The line holding "plt.rcParams['mathtext.it'] = 'Liberation" is the last one to output; start at the first line of the data, keep every line in between exactly, and leave out pictures.

◆ **Data block**
<<<<

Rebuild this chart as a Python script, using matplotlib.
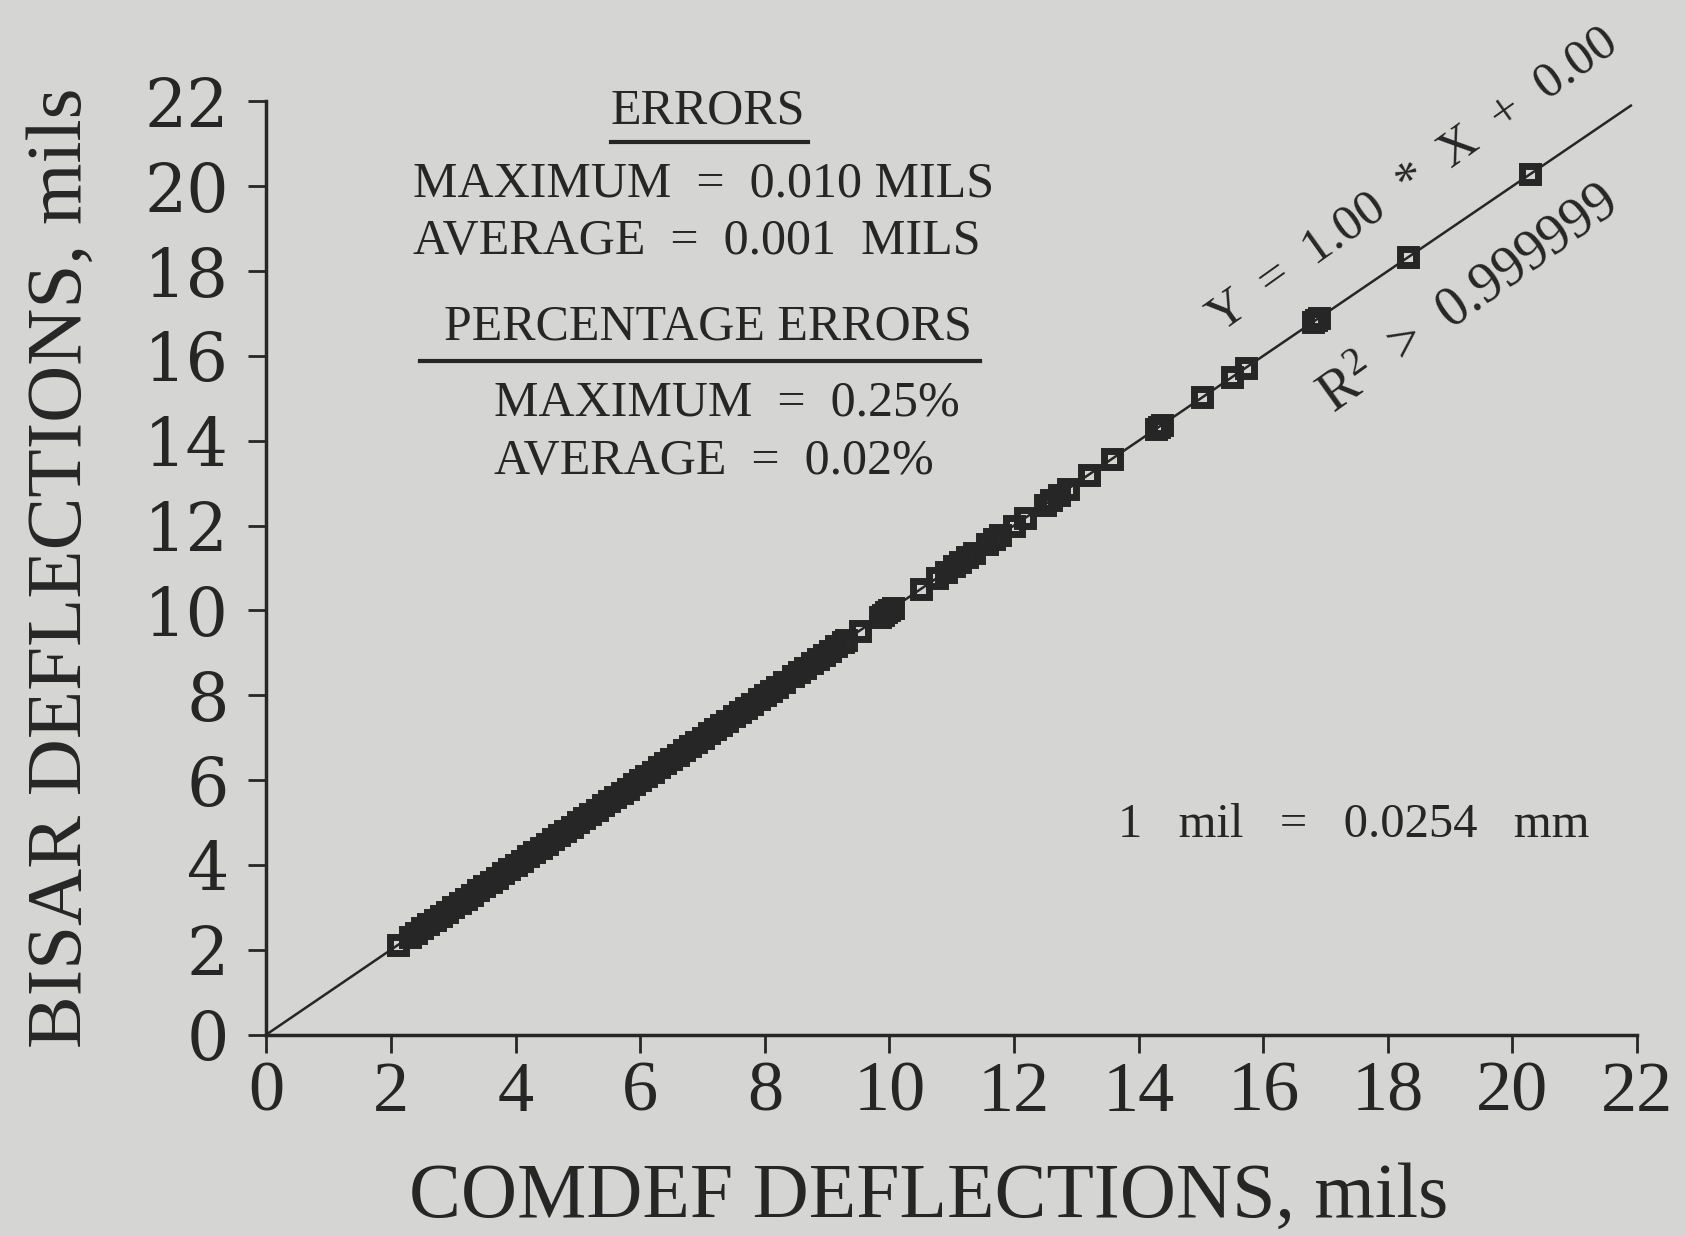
import matplotlib
matplotlib.use("Agg")
import matplotlib.pyplot as plt

plt.rcParams['font.family'] = ['Liberation Serif', 'DejaVu Serif']
plt.rcParams['mathtext.fontset'] = 'custom'
plt.rcParams['mathtext.rm'] = 'Liberation Serif'
plt.rcParams['mathtext.it'] = 'Liberation Serif'

# COMDEF vs BISAR deflections, mils (errors < 0.01 mil are not visible)
comdef = [2.12,
          2.3, 2.4, 2.5, 2.6, 2.7, 2.8, 2.9, 3.0, 3.1, 3.2, 3.3, 3.4, 3.5, 3.6, 3.7,
          3.8, 3.9, 4.0, 4.1, 4.2, 4.3, 4.4, 4.5, 4.6, 4.7, 4.8, 4.9, 5.0, 5.1, 5.2,
          5.3, 5.4, 5.5, 5.6, 5.7, 5.8, 5.9, 6.0, 6.1, 6.2, 6.3, 6.4, 6.5, 6.6, 6.7,
          6.8, 6.9, 7.0, 7.1, 7.2, 7.3, 7.4, 7.5, 7.6, 7.7, 7.8, 7.9, 8.0, 8.1, 8.2,
          8.3, 8.45, 8.55, 8.65, 8.75, 8.85, 8.95, 9.05, 9.15, 9.25, 9.3, 9.52,
          9.85, 9.9, 9.95, 10.0, 10.05, 10.5, 10.77, 10.9, 11.04, 11.14, 11.25,
          11.36, 11.57, 11.68, 11.78, 12.0, 12.18, 12.49, 12.6, 12.72, 12.86, 13.2,
          13.58, 14.28, 14.33, 14.38, 15.02, 15.5, 15.72, 16.8, 16.85, 16.9, 18.33,
          20.28]
bisar = list(comdef)

# regression line Y = 1.00 * X + 0.00
slope = 1.00
intercept = 0.00
fit_x = [0.0, 21.9]
fit_y = [slope * v + intercept for v in fit_x]

ticks = list(range(0, 23, 2))

bg = '#d5d5d3'
ink = '#262626'

fig = plt.figure(figsize=(16.86, 12.36), dpi=100, facecolor=bg)
ax = fig.add_axes([0.158, 0.163, 0.813, 0.755], facecolor=bg)

ax.plot(fit_x, fit_y, color=ink, lw=1.8, zorder=2)
ax.plot(comdef, bisar, ls='none', marker='s', ms=11, mfc='none', mec=ink, mew=5, zorder=3)

ax.set_xlim(0, 22)
ax.set_ylim(0, 22)
ax.set_xticks(ticks)
ax.set_yticks(ticks)
for s in ['top', 'right']:
    ax.spines[s].set_visible(False)
for s in ['left', 'bottom']:
    ax.spines[s].set_linewidth(2.5)
    ax.spines[s].set_color(ink)
ax.tick_params(direction='out', length=13, width=2, colors=ink)
ax.tick_params(axis='x', labelsize=52, pad=6)
ax.tick_params(axis='y', labelsize=48, pad=14)
for lab in ax.get_yticklabels():
    lab.set_fontfamily('DejaVu Serif')

ax.set_xlabel('COMDEF DEFLECTIONS, mils', fontsize=56, color=ink)
ax.xaxis.set_label_coords(0.483, -0.137)
ax.set_ylabel('BISAR DEFLECTIONS, mils', fontsize=57, color=ink, labelpad=33)

fs = 36
ax.text(7.09, 21.77, 'ERRORS', fontsize=fs, color=ink, ha='center', va='center')
ax.text(2.35, 20.04, 'MAXIMUM  =  0.010 MILS', fontsize=fs, color=ink, ha='left', va='center')
ax.text(2.35, 18.70, 'AVERAGE  =  0.001  MILS', fontsize=fs, color=ink, ha='left', va='center')
ax.text(7.09, 16.67, 'PERCENTAGE ERRORS', fontsize=fs, color=ink, ha='center', va='center')
ax.text(3.65, 14.88, 'MAXIMUM  =  0.25%', fontsize=fs, color=ink, ha='left', va='center')
ax.text(3.65, 13.51, 'AVERAGE  =  0.02%', fontsize=fs, color=ink, ha='left', va='center')
ax.plot([5.53, 8.69], [21.03, 21.03], color=ink, lw=3)
ax.plot([2.46, 11.46], [15.87, 15.87], color=ink, lw=3)

ax.text(17.45, 4.93, '1   mil   =   0.0254   mm', fontsize=35, color=ink, ha='center', va='center')

ax.text(18.40, 20.15, 'Y  =  1.00  *  X  +  0.00', fontsize=37, color=ink,
        ha='center', va='center', rotation=35.5, rotation_mode='anchor')
ax.text(19.31, 17.31, r'R$^{2}$  >  0.999999', fontsize=40, color=ink,
        ha='center', va='center', rotation=35.5, rotation_mode='anchor')

fig.savefig('out.png', dpi=100, facecolor=bg)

>>>>

◆ **Completed task**
Rebuild this chart as a Python script, using matplotlib.
import matplotlib
matplotlib.use("Agg")
import matplotlib.pyplot as plt

plt.rcParams['font.family'] = ['Liberation Serif', 'DejaVu Serif']
plt.rcParams['mathtext.fontset'] = 'custom'
plt.rcParams['mathtext.rm'] = 'Liberation Serif'
plt.rcParams['mathtext.it'] = 'Liberation Serif'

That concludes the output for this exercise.